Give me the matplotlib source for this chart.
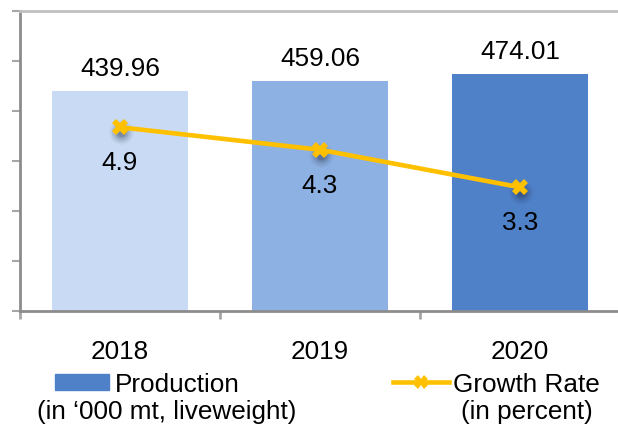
import numpy as np
import matplotlib.pyplot as plt
from matplotlib.patches import Rectangle
from matplotlib.lines import Line2D
from matplotlib.transforms import offset_copy

plt.rcParams['font.family'] = ['Liberation Sans', 'DejaVu Sans']

years = ['2018', '2019', '2020']
production = [439.96, 459.06, 474.01]
growth = [4.9, 4.3, 3.3]
bar_colors = ['#C9DBF4', '#8EB1E3', '#4F81C9']
line_color = '#FFC000'
fs = 18.8

fig = plt.figure(figsize=(6.18, 4.28), dpi=100)
ax = fig.add_axes([20 / 618, 117 / 428, 600 / 618, 300 / 428])

x = np.arange(len(years))
ax.bar(x, production, width=0.68, color=bar_colors, zorder=2)
ax.set_xlim(-0.5, 2.5)
ax.set_ylim(0, 600)
ax.set_yticks(np.arange(0, 601, 100))
ax.set_yticklabels([])
ax.set_xticks(np.arange(-0.5, 3, 1))
ax.set_xticklabels([])
ax.set_xticks(x, minor=True)
ax.set_xticklabels(years, minor=True, fontsize=fs)
ax.tick_params(axis='x', which='minor', length=0, pad=21)
ax.tick_params(axis='x', which='major', length=6, width=2, color='#A6A6A6')
ax.tick_params(axis='y', length=6, width=1.5, color='#A6A6A6')

for side in ['left', 'bottom']:
    ax.spines[side].set_color('#8C8C8C')
    ax.spines[side].set_linewidth(2)
ax.spines['top'].set_color('#C0C0C0')
ax.spines['top'].set_linewidth(2)
ax.spines['right'].set_visible(False)

for xi, v in zip(x, production):
    ax.annotate(f'{v:.2f}', (xi, v), xytext=(0, 11), textcoords='offset points',
                ha='center', va='baseline', fontsize=fs)

ax2 = ax.twinx()
ax2.set_ylim(0, 8)
ax2.axis('off')

# soft shadow under markers
for s, a in [(300, 0.06), (200, 0.10), (110, 0.16), (50, 0.22)]:
    tr = offset_copy(ax2.transData, fig=fig, x=1, y=-5, units='dots')
    ax2.scatter(x, growth, s=s, color='#1F2A44', alpha=a, lw=0, transform=tr, zorder=2)

ax2.plot(x, growth, color=line_color, lw=3.3, marker='X', markersize=11,
         markeredgewidth=0, zorder=3, solid_capstyle='butt')

for xi, v in zip(x, growth):
    ax2.annotate(f'{v:.1f}', (xi, v), xytext=(0, -31), textcoords='offset points',
                 ha='center', va='baseline', fontsize=fs)

# legend drawn below the axis
fig.patches.append(Rectangle((55 / 618, 38 / 428), 54 / 618, 16 / 428,
                             transform=fig.transFigure, color='#4F81C9'))
fig.text(115 / 618, 36 / 428, 'Production', fontsize=fs, ha='left', va='baseline')
fig.text(166.5 / 618, 9 / 428, '(in \u2018000 mt, liveweight)', fontsize=fs,
         ha='center', va='baseline')
fig.lines.append(Line2D([393 / 618, 449 / 618], [46 / 428, 46 / 428],
                        transform=fig.transFigure, color=line_color, lw=3.3))
fig.lines.append(Line2D([421 / 618], [46 / 428], transform=fig.transFigure,
                        color=line_color, marker='X', markersize=10, markeredgewidth=0))
fig.text(453 / 618, 36 / 428, 'Growth Rate', fontsize=fs, ha='left', va='baseline')
fig.text(527 / 618, 9 / 428, '(in percent)', fontsize=fs, ha='center', va='baseline')

fig.savefig('out.png', dpi=100)
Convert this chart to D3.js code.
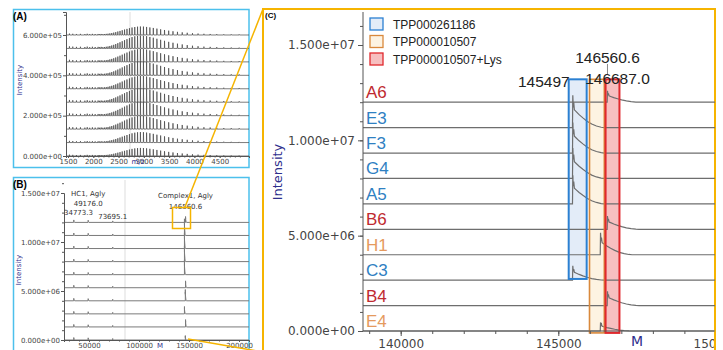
<!DOCTYPE html>
<html>
<head>
<meta charset="utf-8">
<script src="https://cdn.jsdelivr.net/npm/d3@7"></script>
<style>
  body { margin: 0; background: #fff; }
  svg { display: block; }
</style>
</head>
<body>
<svg id="fig" width="723" height="350"></svg>
<script>
// ---------- data ----------
// panel A: charge-state envelope (m/z of each peak and its relative height)
const mzPeaks = [4886, 4729, 4581, 4442, 4312, 4188, 4072, 3962, 3858, 3759, 3665, 3576, 3491, 3409, 3332,
  3258, 3187, 3119, 3054, 2992, 2932, 2875, 2820, 2766, 2715, 2666, 2618, 2572, 2528, 2485, 2444, 2404,
  2365, 2327, 2291, 2256, 2222, 2189, 2156, 2125, 2095, 2037, 1982, 1929, 1880, 1833, 1746, 1667, 1594, 1528];
const mzRel = [0.06, 0.07, 0.08, 0.1, 0.12, 0.14, 0.17, 0.21, 0.26, 0.31, 0.37, 0.44, 0.51, 0.59, 0.67,
  0.75, 0.83, 0.89, 0.95, 0.99, 1.0, 0.98, 0.94, 0.88, 0.8, 0.72, 0.64, 0.56, 0.48, 0.41, 0.34, 0.28,
  0.23, 0.19, 0.15, 0.13, 0.11, 0.1, 0.12, 0.1, 0.12, 0.11, 0.13, 0.1, 0.14, 0.11, 0.13, 0.12, 0.14, 0.16];
const runMaxA = [42000, 64000, 64000, 70000, 64000, 70000, 70000, 66000, 52000, 40000];
const offsetsA = [600000, 533333, 466667, 400000, 333333, 266667, 200000, 133333, 66667, 0];
const ticksAx = [1500, 2000, 2500, 3000, 3500, 4000, 4500];
const ticksAy = [0, 200000, 400000, 600000];

// panels B and C: deconvolved mass spectra
const samples = ['A6', 'E3', 'F3', 'G4', 'A5', 'B6', 'H1', 'C3', 'B4', 'E4'];
const sampleSpecies = [2, 0, 0, 0, 0, 2, 1, 0, 2, 1];
const mainHeight = [600000, 1700000, 1600000, 1600000, 1500000, 700000, 1150000, 750000, 750000, 450000];
const offsetsC = [12000000, 10666667, 9333333, 8000000, 6666667, 5333333, 4000000, 2666667, 1333333, 0];
const fragMass = [34773.3, 49176.0, 73695.1];
const fragHeight = [250000, 220000, 150000];
// peak shape: [Da from apex, relative intensity]
const peakShape = [[-10, 0], [0, 1], [15, 0.62], [30, 0.78], [50, 0.55], [100, 0.5], [200, 0.4],
  [320, 0.3], [450, 0.2], [600, 0.11], [750, 0.05], [900, 0.012], [1000, 0]];

const speciesNames = ['TPP000261186', 'TPP000010507', 'TPP000010507+Lys'];
const speciesStroke = ['#2b80d2', '#d9893c', '#e0282d'];
const speciesFill = ['#e3ecf8', '#fdf3e2', '#f7bfc0'];
const speciesMass = [145460, 146340, 146560];
const boxLo = [145330, 145990, 146500];
const boxHi = [145900, 146460, 146940];
const boxTop = [13200000, 13200000, 13200000];
const boxBottom = [2730000, -100000, -100000];
const labelColor = ['#2f80c2', '#e59a5e', '#bf2a30'];

const ticksBx = [50000, 100000, 150000, 200000];
const ticksBy = [0, 5000000, 10000000, 15000000];
const ticksCx = [140000, 145000, 150000];
const ticksCy = [0, 5000000, 10000000, 15000000];

// ---------- helpers ----------
const svg = d3.select('#fig');
const navy = '#2e2e8c';
const sci = v => v.toExponential(3).replace(/e([+-])(\d)$/, 'e$10$2');

function styleAxis(g, size, family) {
  g.select('.domain').attr('stroke', '#555');
  g.selectAll('.tick line').attr('stroke', '#555');
  g.selectAll('.tick text').attr('fill', '#444')
    .style('font-family', family).style('font-size', size + 'px');
}

function spectrum(i) {
  const base = offsetsC[i];
  const pts = [[0, base]];
  fragMass.forEach((m, k) => {
    const h = fragHeight[k];
    pts.push([m - 100, base], [m, base + h], [m + 300, base + 0.3 * h], [m + 800, base]);
  });
  const apex = speciesMass[sampleSpecies[i]];
  peakShape.forEach(p => pts.push([apex + p[0], base + mainHeight[i] * p[1]]));
  pts.push([260000, base]);
  return pts;
}

const defs = svg.append('defs');
function clip(id, x, y, w, h) {
  defs.append('clipPath').attr('id', id).append('rect')
    .attr('x', x).attr('y', y).attr('width', w).attr('height', h);
}

// ---------- panel A ----------
const xA = d3.scaleLinear().domain([1460, 5080]).range([66, 249]);
const yA = d3.scaleLinear().domain([0, 714000]).range([156, 12]);
clip('clipA', 66, 10, 183, 148);

svg.append('rect').attr('x', 13.5).attr('y', 9.5).attr('width', 235.5).attr('height', 158)
  .attr('fill', 'none').attr('stroke', '#4cc0ec').attr('stroke-width', 1.5);

svg.append('line').attr('x1', 130).attr('x2', 130).attr('y1', 12).attr('y2', 156)
  .attr('stroke', '#ddd');

const lineA = d3.line().x(d => xA(d[0])).y(d => yA(d[1]));
const gA = svg.append('g').attr('clip-path', 'url(#clipA)');
offsetsA.forEach((off, r) => {
  const pts = [[1400, off]];
  mzPeaks.slice().reverse().forEach((mz, k) => {
    const h = runMaxA[r] * mzRel[mzPeaks.length - 1 - k];
    pts.push([mz - 3, off], [mz, off + h], [mz + 4, off + 0.12 * h], [mz + 12, off]);
  });
  pts.push([5200, off]);
  gA.append('path').attr('d', lineA(pts)).attr('fill', 'none')
    .attr('stroke', '#444').attr('stroke-width', 0.7);
});

const axAy = svg.append('g').attr('transform', 'translate(66,0)')
  .call(d3.axisLeft(yA).tickValues(ticksAy).tickFormat(sci).tickSize(3).tickPadding(1));
styleAxis(axAy, 7, 'DejaVu Sans');
svg.append('g').attr('transform', 'translate(66,0)')
  .call(d3.axisLeft(yA).tickValues(d3.range(100000, 700001, 200000)).tickFormat('').tickSize(2))
  .call(g => { g.select('.domain').remove(); g.selectAll('line').attr('stroke', '#555'); });
const axAx = svg.append('g').attr('transform', 'translate(0,156)')
  .call(d3.axisBottom(xA).tickValues(ticksAx).tickFormat(d3.format('d')).tickSize(2).tickPadding(1));
styleAxis(axAx, 7, 'DejaVu Sans');
svg.append('g').attr('transform', 'translate(0,156)')
  .call(d3.axisBottom(xA).tickValues(d3.range(1600, 5000, 100)).tickFormat('').tickSize(1.5))
  .call(g => { g.select('.domain').remove(); g.selectAll('line').attr('stroke', '#555'); });

svg.append('text').attr('x', 138).attr('y', 164).attr('text-anchor', 'middle')
  .style('font-family', 'DejaVu Sans').style('font-size', '7px').attr('fill', navy).text('m/z');
svg.append('text').attr('transform', 'translate(22,80) rotate(-90)').attr('text-anchor', 'middle')
  .style('font-family', 'DejaVu Sans').style('font-size', '7px').attr('fill', navy).text('Intensity');
svg.append('text').attr('x', 13).attr('y', 20)
  .style('font-family', 'Liberation Sans').style('font-size', '10px').style('font-weight', 'bold')
  .text('(A)');

// ---------- panel B ----------
const xB = d3.scaleLinear().domain([25000, 210000]).range([64, 249]);
const yB = d3.scaleLinear().domain([0, 15000000]).range([340, 193]);
clip('clipB', 64, 178, 185, 163);

svg.append('rect').attr('x', 13.5).attr('y', 177.5).attr('width', 235.5).attr('height', 200)
  .attr('fill', 'none').attr('stroke', '#4cc0ec').attr('stroke-width', 1.5);
svg.append('line').attr('x1', 125).attr('x2', 125).attr('y1', 180).attr('y2', 340)
  .attr('stroke', '#ddd');

const lineB = d3.line().x(d => xB(d[0])).y(d => yB(d[1]));
const gB = svg.append('g').attr('clip-path', 'url(#clipB)');
samples.forEach((s, i) => {
  gB.append('path').attr('d', lineB(spectrum(i))).attr('fill', 'none')
    .attr('stroke', '#7a7a7a').attr('stroke-width', 1);
});

const axBy = svg.append('g').attr('transform', 'translate(64,0)')
  .call(d3.axisLeft(yB).tickValues(ticksBy).tickFormat(sci).tickSize(3).tickPadding(1));
styleAxis(axBy, 7, 'DejaVu Sans');
svg.append('g').attr('transform', 'translate(64,0)')
  .call(d3.axisLeft(yB).tickValues(d3.range(1000000, 16000001, 1000000)).tickFormat('').tickSize(2))
  .call(g => { g.select('.domain').remove(); g.selectAll('line').attr('stroke', '#555'); });
const axBx = svg.append('g').attr('transform', 'translate(0,340)')
  .call(d3.axisBottom(xB).tickValues(ticksBx).tickFormat(d3.format('d')).tickSize(2).tickPadding(1));
styleAxis(axBx, 7, 'DejaVu Sans');
svg.append('g').attr('transform', 'translate(0,340)')
  .call(d3.axisBottom(xB).tickValues(d3.range(30000, 210000, 10000)).tickFormat('').tickSize(1.5))
  .call(g => { g.select('.domain').remove(); g.selectAll('line').attr('stroke', '#555'); });

svg.append('text').attr('x', 160).attr('y', 348).attr('text-anchor', 'middle')
  .style('font-family', 'DejaVu Sans').style('font-size', '7px').attr('fill', navy).text('M');
svg.append('text').attr('transform', 'translate(21,270) rotate(-90)').attr('text-anchor', 'middle')
  .style('font-family', 'DejaVu Sans').style('font-size', '7px').attr('fill', navy).text('Intensity');
svg.append('text').attr('x', 13).attr('y', 188)
  .style('font-family', 'Liberation Sans').style('font-size', '10px').style('font-weight', 'bold')
  .text('(B)');

const annB = [
  ['HC1, Agly', xB(49176), 196, 'middle'],
  ['49176.0', xB(49176), 206, 'middle'],
  ['34773.3', 64, 215, 'start'],
  ['73695.1', xB(73695), 219, 'middle'],
  ['Complex1, Agly', xB(146560), 198, 'middle'],
  ['146560.6', xB(146560), 209, 'middle']
];
annB.forEach(a => svg.append('text').attr('x', a[1]).attr('y', a[2]).attr('text-anchor', a[3])
  .style('font-family', 'DejaVu Sans').style('font-size', '7px').attr('fill', '#333').text(a[0]));

// zoom box in B and connector lines
svg.append('rect').attr('x', 172.5).attr('y', 207.5).attr('width', 18).attr('height', 21)
  .attr('fill', 'none').attr('stroke', '#f5b400').attr('stroke-width', 1.5);
svg.append('line').attr('x1', 185).attr('y1', 207).attr('x2', 263).attr('y2', 9)
  .attr('stroke', '#f5b400').attr('stroke-width', 1.5);
svg.append('line').attr('x1', 188).attr('y1', 339).attr('x2', 263).attr('y2', 352)
  .attr('stroke', '#f5b400').attr('stroke-width', 1.5);

// ---------- panel C ----------
const xC = d3.scaleLinear().domain([140000, 145000]).range([400.7, 558.3]);
const yC = d3.scaleLinear().domain([0, 15000000]).range([331, 45]);
clip('clipC', 363, 11, 352, 321);
clip('clipCx', 263, -10, 451, 40);

svg.append('rect').attr('x', 263).attr('y', 9).attr('width', 452).attr('height', 360)
  .attr('fill', '#fff').attr('stroke', '#f6b400').attr('stroke-width', 2);

// species boxes (fills behind the traces)
speciesNames.forEach((n, k) => {
  svg.append('rect').attr('x', xC(boxLo[k])).attr('y', yC(boxTop[k]))
    .attr('width', xC(boxHi[k]) - xC(boxLo[k])).attr('height', yC(boxBottom[k]) - yC(boxTop[k]))
    .attr('fill', speciesFill[k]);
});

const lineC = d3.line().x(d => xC(d[0])).y(d => yC(d[1]));
const gC = svg.append('g').attr('clip-path', 'url(#clipC)');
samples.forEach((s, i) => {
  gC.append('path').attr('d', lineC(spectrum(i))).attr('fill', 'none')
    .attr('stroke', '#6e6e6e').attr('stroke-width', 1.2);
});

speciesNames.forEach((n, k) => {
  svg.append('rect').attr('x', xC(boxLo[k])).attr('y', yC(boxTop[k]))
    .attr('width', xC(boxHi[k]) - xC(boxLo[k])).attr('height', yC(boxBottom[k]) - yC(boxTop[k]))
    .attr('fill', 'none').attr('stroke', speciesStroke[k]).attr('stroke-width', k === 1 ? 1.6 : 2);
});

// sample labels
samples.forEach((s, i) => {
  svg.append('text').attr('x', 366).attr('y', yC(offsetsC[i]) - 4)
    .style('font-family', 'Liberation Sans').style('font-size', '17px')
    .attr('fill', labelColor[sampleSpecies[i]]).text(s);
});

// axes
const axCy = svg.append('g').attr('transform', 'translate(363,0)')
  .call(d3.axisLeft(yC).tickValues(ticksCy).tickFormat(sci).tickSize(5).tickPadding(3));
axCy.select('.domain').attr('d', 'M0,12V331');
styleAxis(axCy, 12, 'DejaVu Sans');
svg.append('g').attr('transform', 'translate(363,0)')
  .call(d3.axisLeft(yC).tickValues(d3.range(1000000, 16000001, 1000000)).tickFormat('').tickSize(3))
  .call(g => { g.select('.domain').remove(); g.selectAll('line').attr('stroke', '#555'); });

const axCx = svg.append('g').attr('transform', 'translate(0,331)').attr('clip-path', 'url(#clipCx)')
  .call(d3.axisBottom(xC).tickValues(ticksCx).tickFormat(d3.format('d')).tickSize(5).tickPadding(3));
axCx.select('.domain').attr('d', 'M363,0H715');
styleAxis(axCx, 12, 'DejaVu Sans');
svg.append('g').attr('transform', 'translate(0,331)')
  .call(d3.axisBottom(xC).tickValues(d3.range(139000, 150000, 1000)).tickFormat('').tickSize(3))
  .call(g => { g.select('.domain').remove(); g.selectAll('line').attr('stroke', '#555'); });

svg.append('text').attr('x', 637).attr('y', 346).attr('text-anchor', 'middle')
  .style('font-family', 'DejaVu Sans').style('font-size', '14px').attr('fill', navy).text('M');
svg.append('text').attr('transform', 'translate(282,172) rotate(-90)').attr('text-anchor', 'middle')
  .style('font-family', 'DejaVu Sans').style('font-size', '13px').attr('fill', navy).text('Intensity');
svg.append('text').attr('x', 265).attr('y', 18)
  .style('font-family', 'Liberation Sans').style('font-size', '8px').style('font-weight', 'bold')
  .text('(C)');

// peak annotations
svg.append('line').attr('x1', xC(speciesMass[2])).attr('x2', xC(speciesMass[2]))
  .attr('y1', 64).attr('y2', 74).attr('stroke', '#888');
const annC = [
  ['145497', xC(boxLo[0]) + 1, 87, 'end'],
  ['146560.6', xC(speciesMass[2]), 63, 'middle'],
  ['146687.0', xC(speciesMass[2]) + 10, 84, 'middle']
];
annC.forEach(a => svg.append('text').attr('x', a[1]).attr('y', a[2]).attr('text-anchor', a[3])
  .style('font-family', 'Liberation Sans').style('font-size', '15.5px').attr('fill', '#222').text(a[0]));

// legend
speciesNames.forEach((n, k) => {
  const y = 18 + k * 17.5;
  svg.append('rect').attr('x', 370).attr('y', y).attr('width', 13).attr('height', 12)
    .attr('fill', speciesFill[k]).attr('stroke', speciesStroke[k]).attr('stroke-width', 1.3);
  svg.append('text').attr('x', 393).attr('y', y + 10.5)
    .style('font-family', 'Liberation Sans').style('font-size', '12px').attr('fill', '#222').text(n);
});
</script>
</body>
</html>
........
**THE PROBLEM:** The required output is the exact run of lines from the start of the records through the line containing "ax = fig.add_axes([20", both ends included, with no pictures.

**OUTPUT OF THE TASK:**
Give me the matplotlib source for this chart.
import numpy as np
import matplotlib.pyplot as plt
from matplotlib.patches import Rectangle
from matplotlib.lines import Line2D
from matplotlib.transforms import offset_copy

plt.rcParams['font.family'] = ['Liberation Sans', 'DejaVu Sans']

years = ['2018', '2019', '2020']
production = [439.96, 459.06, 474.01]
growth = [4.9, 4.3, 3.3]
bar_colors = ['#C9DBF4', '#8EB1E3', '#4F81C9']
line_color = '#FFC000'
fs = 18.8

fig = plt.figure(figsize=(6.18, 4.28), dpi=100)
ax = fig.add_axes([20 / 618, 117 / 428, 600 / 618, 300 / 428])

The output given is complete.